I think nowadays, more people talk about The Black Keys. But yeah, Jack White—both of those bands drew very, very heavily on blues. But they took it in a direction that connects with a younger fan base. You look at the older blues fans, they don’t think of any of those bands as blues. Some of those people don’t put me in the blues category either. But I think it’s great. At the end of the day, you have to have new people come along and take stuff like that and incorporate it into new music. If you don’t, eventually this connection is going to be severed between new listeners and that music. There aren’t going to be any dots to connect.
And what about your own music—how has it changed over the years?
I incorporate all kinds of things I grew up listening to. If you listen to my most recent albums—I have a new one coming out in November—you hear so many different genres sprinkled in there. Blues is the foundation, and we build on that. That’s how the evolution of music works, period. You take one thing, start experimenting with it, and create different things. As a guitarist, I think I’m actually faster now than when I was young. It just comes with practice, and there’s no better practice than being out on the road and being on stage in front of people. You play at a completely different intensity level.
I would imagine the intensity also changes as the years go by.
What I had then was a drive to prove myself. When you’re young and you get an opportunity, you have to take it. It was my moment to kind of establish to the industry that I am here for the long haul—why I deserve to be here. Every time you pick up that instrument, you want to show them why you belong.
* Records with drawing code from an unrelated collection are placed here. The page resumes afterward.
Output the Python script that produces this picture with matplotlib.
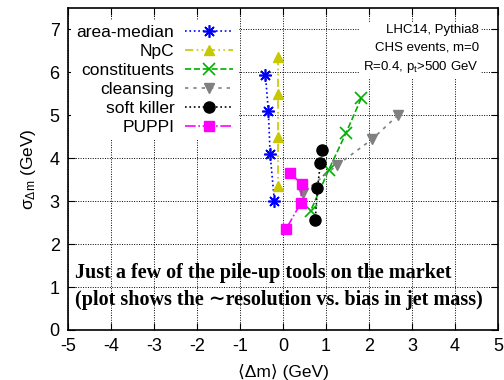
import matplotlib
matplotlib.use("Agg")
import matplotlib.pyplot as plt

plt.rcParams['font.family'] = ['Liberation Sans', 'DejaVu Sans']
plt.rcParams['mathtext.fontset'] = 'custom'
plt.rcParams['mathtext.rm'] = 'Liberation Sans'
plt.rcParams['mathtext.it'] = 'Liberation Sans:italic'
plt.rcParams['axes.unicode_minus'] = False

# data: (bias <dm>, resolution sigma)
am_x = [-0.41, -0.34, -0.30, -0.20]
am_y = [5.95, 5.10, 4.10, 3.00]
npc_x = [-0.12, -0.12, -0.12, -0.12]
npc_y = [6.35, 5.50, 4.49, 3.35]
con_x = [1.82, 1.47, 1.06, 0.64]
con_y = [5.40, 4.60, 3.72, 2.77]
cl_x = [2.67, 2.07, 1.26, 0.47]
cl_y = [5.00, 4.44, 3.84, 3.20]
sk_x = [0.90, 0.87, 0.80, 0.75]
sk_y = [4.19, 3.88, 3.30, 2.56]
pp_x = [0.16, 0.44, 0.41, 0.07]
pp_y = [3.65, 3.40, 2.95, 2.35]

labels = ['area-median', 'NpC', 'constituents', 'cleansing', 'soft killer', 'PUPPI']
xticks = [-5, -4, -3, -2, -1, 0, 1, 2, 3, 4, 5]
yticks = [0, 1, 2, 3, 4, 5, 6, 7]

fig = plt.figure(figsize=(5.04, 3.80), dpi=100)
ax = fig.add_axes([68/504, 50/380, 430/504, 322/380])

ax.plot(am_x, am_y, color='#0000ff', ls=':', lw=1.2, marker=(8, 2, 0), ms=9, mew=1.2, label=labels[0])
ax.plot(npc_x, npc_y, color='#c8c800', ls=(0, (5, 2, 1, 2, 1, 2)), lw=1.2, marker='^', ms=7.5, label=labels[1])
ax.plot(con_x, con_y, color='#00b000', ls='--', lw=1.2, marker='x', ms=8.5, mew=1.2, label=labels[2])
ax.plot(cl_x, cl_y, color='#808080', ls=(0, (2, 3)), lw=1.2, marker='v', ms=7.5, label=labels[3])
ax.plot(sk_x, sk_y, color='black', ls=':', lw=1.2, marker='o', ms=8, label=labels[4])
ax.plot(pp_x, pp_y, color='#ff00ff', ls='-.', lw=1.2, marker='s', ms=7.5, label=labels[5])

ax.set_xlim(-5, 5)
ax.set_ylim(0, 7.5)
ax.set_xticks(xticks)
ax.set_yticks(yticks)
ax.tick_params(direction='in', top=True, right=True, length=5, labelsize=13, pad=6)
ax.grid(True, color='black', ls=(0, (1, 1.5)), lw=0.7)
ax.set_axisbelow(True)
for s in ax.spines.values():
    s.set_linewidth(1.2)

ax.set_xlabel('\u27e8\u0394m\u27e9 (GeV)', fontsize=12.5, labelpad=6)
ax.set_ylabel(r'$\mathrm{\sigma_{\Delta m}}$ (GeV)', fontsize=12.5, labelpad=8)

leg = ax.legend(loc='upper left', bbox_to_anchor=(0.0, 0.975), markerfirst=False,
                fontsize=12.5, handlelength=2.8, labelspacing=0.22, borderpad=0.3,
                borderaxespad=0.2, handletextpad=0.6, frameon=True, fancybox=False,
                framealpha=1, edgecolor='none', facecolor='white')
for t in leg.get_texts():
    t.set_ha('right')
leg.get_frame().set_linewidth(0)

ax.text(0.955, 0.95, 'LHC14, Pythia8\nCHS events, m=0\nR=0.4, p$_\\mathrm{t}$>500 GeV',
        transform=ax.transAxes, ha='right', va='top', fontsize=9.5, linespacing=1.55,
        bbox=dict(facecolor='white', edgecolor='none', pad=2))

serif = ['Liberation Serif', 'DejaVu Serif']
ax.text(0.017, (330 - 273) / 322, 'Just a few of the pile-up tools on the market',
        transform=ax.transAxes, ha='left', va='center', fontsize=14.5, fontweight='bold',
        family=serif)
ax.text(0.017, (330 - 300) / 322, '(plot shows the \u223cresolution vs. bias in jet mass)',
        transform=ax.transAxes, ha='left', va='center', fontsize=14.5, fontweight='bold',
        family=serif)

fig.savefig('out.png', dpi=100)
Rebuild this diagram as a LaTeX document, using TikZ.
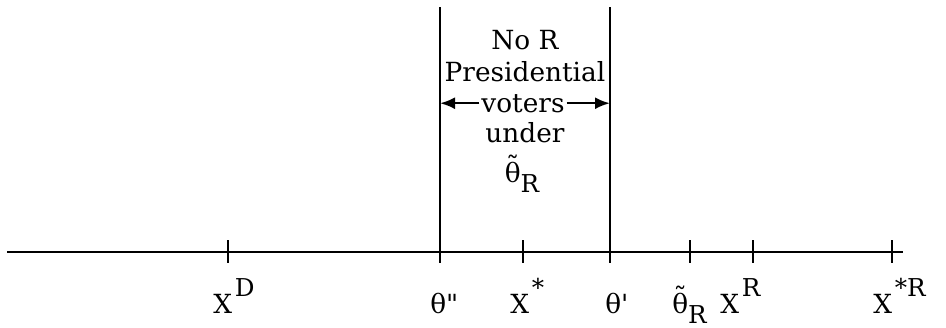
\documentclass[tikz,border=0pt]{standalone}
\usepackage{fontspec}
\setmainfont{DejaVu Serif}
\usetikzlibrary{arrows.meta}
\newcommand{\hi}[1]{\hspace{1.5pt}\raisebox{0.62em}{\fontsize{14}{14}\selectfont #1}}
\newcommand{\lo}[1]{\raisebox{-0.4em}{\fontsize{14}{14}\selectfont #1}}
\newcommand{\tth}{\ooalign{θ\cr\hidewidth\raisebox{0.24em}{˜}\hidewidth\cr}}
\tikzset{
  txt/.style={font=\fontsize{15}{18}\selectfont, inner sep=0pt, anchor=base},
  lab/.style={font=\fontsize{15}{18}\selectfont, inner sep=0pt, anchor=base west},
  tick/.style={line width=1.6pt},
}
\begin{document}
\begin{tikzpicture}[x=0.2mm, y=-0.2mm]
    \useasboundingbox (0,0) rectangle (946,328);
    % axe
    \draw[line width=1.6pt] (7,252) -- (903,252);
    % traits verticaux
    \draw[line width=1.1pt] (440,7) coordinate (gtop) -- (440,252) coordinate (gbot);
    \draw[line width=1.1pt] (610,7) coordinate (dtop) -- (610,252) coordinate (dbot);
    % graduations
    \foreach \x in {228,440,523,610,690,753,892}
        \draw[tick] (\x,240) -- (\x,263);
    % texte du milieu
    \node[txt] (noR) at (525,50) {No R};
    \node[txt] (pres) at (525,81) {Presidential};
    \node[txt, inner xsep=1pt] (voters) at (523,112) {voters};
    \node[txt] (under) at (525,142) {under};
    \node[txt] (thR) at (522,182) {\tth\lo{R}};
    \draw[-{Latex[length=3mm,width=2.4mm]}, line width=1.4pt] (voters.west) -- (voters.west -| gtop);
    \draw[-{Latex[length=3mm,width=2.4mm]}, line width=1.4pt] (voters.east) -- (voters.east -| dtop);
    % labels
    \node[lab] (xD) at (213,313) {X\hi{D}};
    \node[lab] (th2) at (430,313) {θ\textquotedbl};
    \node[lab] (xs) at (510,313) {X\hi{*}};
    \node[lab] (th1) at (605,313) {θ\textquotesingle};
    \node[lab] (thR2) at (672,313) {\tth\lo{R}};
    \node[lab] (xR) at (720,313) {X\hi{R}};
    \node[lab] (xsR) at (873,313) {X\hi{*R}};
\end{tikzpicture}
\end{document}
Now I‘ve been doing this so long, I’m just trying to make the best music I can make. There is a certain amount of maturity and satisfaction that comes along with that.
You wasted no time going from your Trouble Is Tour to the current tour. How’s that transition been?
There are some songs on Trouble Is… that we rarely played live, ever. We launched the tour not knowing how long it would last—maybe three months—but it ended up doing so well and selling out in almost every market. Now we are shifting gears, but we’re still doing some Trouble Is… . We generally don’t play a show without “Blue on Black.” But we’re also revisiting some of the songs on our first album and doing some of the more recent music. We want to remind the fans that we’ve been making music this entire time—30 years of music.